__AVAILABLE DATA__:
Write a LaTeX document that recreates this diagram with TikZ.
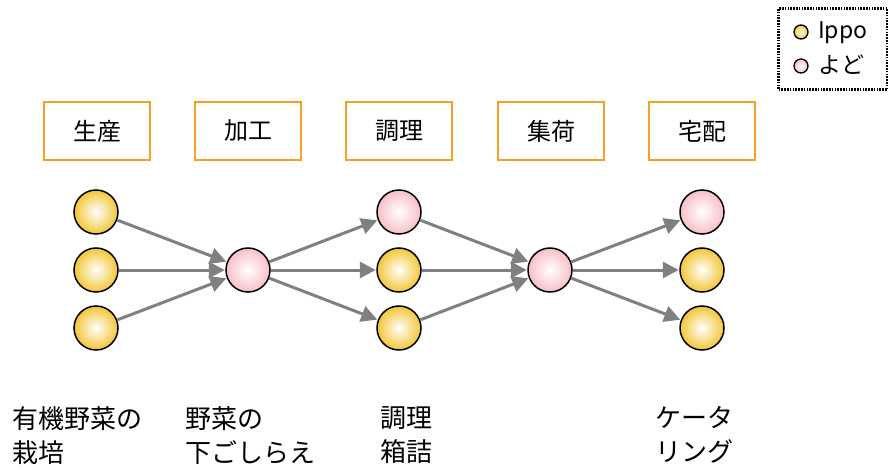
\documentclass[tikz,border=0pt]{standalone}
\usepackage{fontspec}
\setmainfont{Noto Sans CJK JP}
\usetikzlibrary{arrows.meta,shadings}
\definecolor{boxor}{HTML}{F7A021}
\definecolor{ylw}{HTML}{F2C637}
\definecolor{pnk}{HTML}{F7BFC6}
\definecolor{arrg}{HTML}{808080}
\tikzset{
  stagebox/.style={draw=boxor,line width=1.8pt,minimum width=106pt,minimum height=58pt,inner sep=0pt,font=\fontsize{24}{28}\selectfont},
  ydot/.style={circle,draw=black,line width=1.5pt,minimum size=44pt,inner sep=0pt,inner color=white,outer color=ylw},
  pdot/.style={circle,draw=black,line width=1.5pt,minimum size=44pt,inner sep=0pt,inner color=white,outer color=pnk},
  ysmall/.style={circle,draw=black,line width=1.3pt,minimum size=14pt,inner sep=0pt,inner color=white,outer color=ylw},
  psmall/.style={circle,draw=black,line width=1.3pt,minimum size=14pt,inner sep=0pt,inner color=white,outer color=pnk},
  flow/.style={draw=arrg,line width=3pt,-{Triangle[length=16pt,width=16pt]},shorten >=0.5pt},
  caption/.style={anchor=north west,align=left,inner sep=0pt,font=\fontsize{26}{34}\selectfont},
  legtext/.style={anchor=west,inner sep=0pt,font=\fontsize{23}{26}\selectfont},
}
\begin{document}
\begin{tikzpicture}[x=1pt,y=-1pt]
\useasboundingbox (0,0) rectangle (888,470);
% legend
\node[draw=black,line width=2.4pt,dash pattern=on 1.6pt off 1.2pt,minimum width=109pt,minimum height=81pt,inner sep=0pt] (leg) at (833,49) {};
\node[ysmall] (ly) at (801,32) {};
\node[psmall] (lp) at (801,66) {};
\node[legtext] (lyt) at (818,33) {Ippo};
\node[legtext] (lpt) at (818,65) {よど};
% stage boxes
\node[stagebox] (s1) at (97,131) {生産};
\node[stagebox] (s2) at (248,131) {加工};
\node[stagebox] (s3) at (399,131) {調理};
\node[stagebox] (s4) at (551,131) {集荷};
\node[stagebox] (s5) at (702,131) {宅配};
% circles
\node[ydot] (a1) at (96,212) {};
\node[ydot] (a2) at (96,270) {};
\node[ydot] (a3) at (96,328) {};
\node[pdot] (b) at (248,270) {};
\node[pdot] (c1) at (399,212) {};
\node[ydot] (c2) at (399,270) {};
\node[ydot] (c3) at (399,328) {};
\node[pdot] (d) at (550,270) {};
\node[pdot] (e1) at (702,212) {};
\node[ydot] (e2) at (702,270) {};
\node[ydot] (e3) at (702,328) {};
% arrows
\draw[flow] (a1) -- (b);
\draw[flow] (a2) -- (b);
\draw[flow] (a3) -- (b);
\draw[flow] (b) -- (c1);
\draw[flow] (b) -- (c2);
\draw[flow] (b) -- (c3);
\draw[flow] (c1) -- (d);
\draw[flow] (c2) -- (d);
\draw[flow] (c3) -- (d);
\draw[flow] (d) -- (e1);
\draw[flow] (d) -- (e2);
\draw[flow] (d) -- (e3);
% captions
\node[caption] (t1) at (12,406) {有機野菜の\\栽培};
\node[caption] (t2) at (185,406) {野菜の\\下ごしらえ};
\node[caption] (t3) at (380,406) {調理\\箱詰};
\node[caption] (t4) at (655,406) {ケータ\\リング};
\end{tikzpicture}
\end{document}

__WRITTEN TASK__: Pictures are excluded; copy all other data exactly as shown.

__REPLY__:
Write a LaTeX document that recreates this diagram with TikZ.
\documentclass[tikz,border=0pt]{standalone}
\usepackage{fontspec}
\setmainfont{Noto Sans CJK JP}
\usetikzlibrary{arrows.meta,shadings}
\definecolor{boxor}{HTML}{F7A021}
\definecolor{ylw}{HTML}{F2C637}
\definecolor{pnk}{HTML}{F7BFC6}
\definecolor{arrg}{HTML}{808080}
\tikzset{
  stagebox/.style={draw=boxor,line width=1.8pt,minimum width=106pt,minimum height=58pt,inner sep=0pt,font=\fontsize{24}{28}\selectfont},
  ydot/.style={circle,draw=black,line width=1.5pt,minimum size=44pt,inner sep=0pt,inner color=white,outer color=ylw},
  pdot/.style={circle,draw=black,line width=1.5pt,minimum size=44pt,inner sep=0pt,inner color=white,outer color=pnk},
  ysmall/.style={circle,draw=black,line width=1.3pt,minimum size=14pt,inner sep=0pt,inner color=white,outer color=ylw},
  psmall/.style={circle,draw=black,line width=1.3pt,minimum size=14pt,inner sep=0pt,inner color=white,outer color=pnk},
  flow/.style={draw=arrg,line width=3pt,-{Triangle[length=16pt,width=16pt]},shorten >=0.5pt},
  caption/.style={anchor=north west,align=left,inner sep=0pt,font=\fontsize{26}{34}\selectfont},
  legtext/.style={anchor=west,inner sep=0pt,font=\fontsize{23}{26}\selectfont},
}
\begin{document}
\begin{tikzpicture}[x=1pt,y=-1pt]
\useasboundingbox (0,0) rectangle (888,470);
% legend
\node[draw=black,line width=2.4pt,dash pattern=on 1.6pt off 1.2pt,minimum width=109pt,minimum height=81pt,inner sep=0pt] (leg) at (833,49) {};
\node[ysmall] (ly) at (801,32) {};
\node[psmall] (lp) at (801,66) {};
\node[legtext] (lyt) at (818,33) {Ippo};
\node[legtext] (lpt) at (818,65) {よど};
% stage boxes
\node[stagebox] (s1) at (97,131) {生産};
\node[stagebox] (s2) at (248,131) {加工};
\node[stagebox] (s3) at (399,131) {調理};
\node[stagebox] (s4) at (551,131) {集荷};
\node[stagebox] (s5) at (702,131) {宅配};
% circles
\node[ydot] (a1) at (96,212) {};
\node[ydot] (a2) at (96,270) {};
\node[ydot] (a3) at (96,328) {};
\node[pdot] (b) at (248,270) {};
\node[pdot] (c1) at (399,212) {};
\node[ydot] (c2) at (399,270) {};
\node[ydot] (c3) at (399,328) {};
\node[pdot] (d) at (550,270) {};
\node[pdot] (e1) at (702,212) {};
\node[ydot] (e2) at (702,270) {};
\node[ydot] (e3) at (702,328) {};
% arrows
\draw[flow] (a1) -- (b);
\draw[flow] (a2) -- (b);
\draw[flow] (a3) -- (b);
\draw[flow] (b) -- (c1);
\draw[flow] (b) -- (c2);
\draw[flow] (b) -- (c3);
\draw[flow] (c1) -- (d);
\draw[flow] (c2) -- (d);
\draw[flow] (c3) -- (d);
\draw[flow] (d) -- (e1);
\draw[flow] (d) -- (e2);
\draw[flow] (d) -- (e3);
% captions
\node[caption] (t1) at (12,406) {有機野菜の\\栽培};
\node[caption] (t2) at (185,406) {野菜の\\下ごしらえ};
\node[caption] (t3) at (380,406) {調理\\箱詰};
\node[caption] (t4) at (655,406) {ケータ\\リング};
\end{tikzpicture}
\end{document}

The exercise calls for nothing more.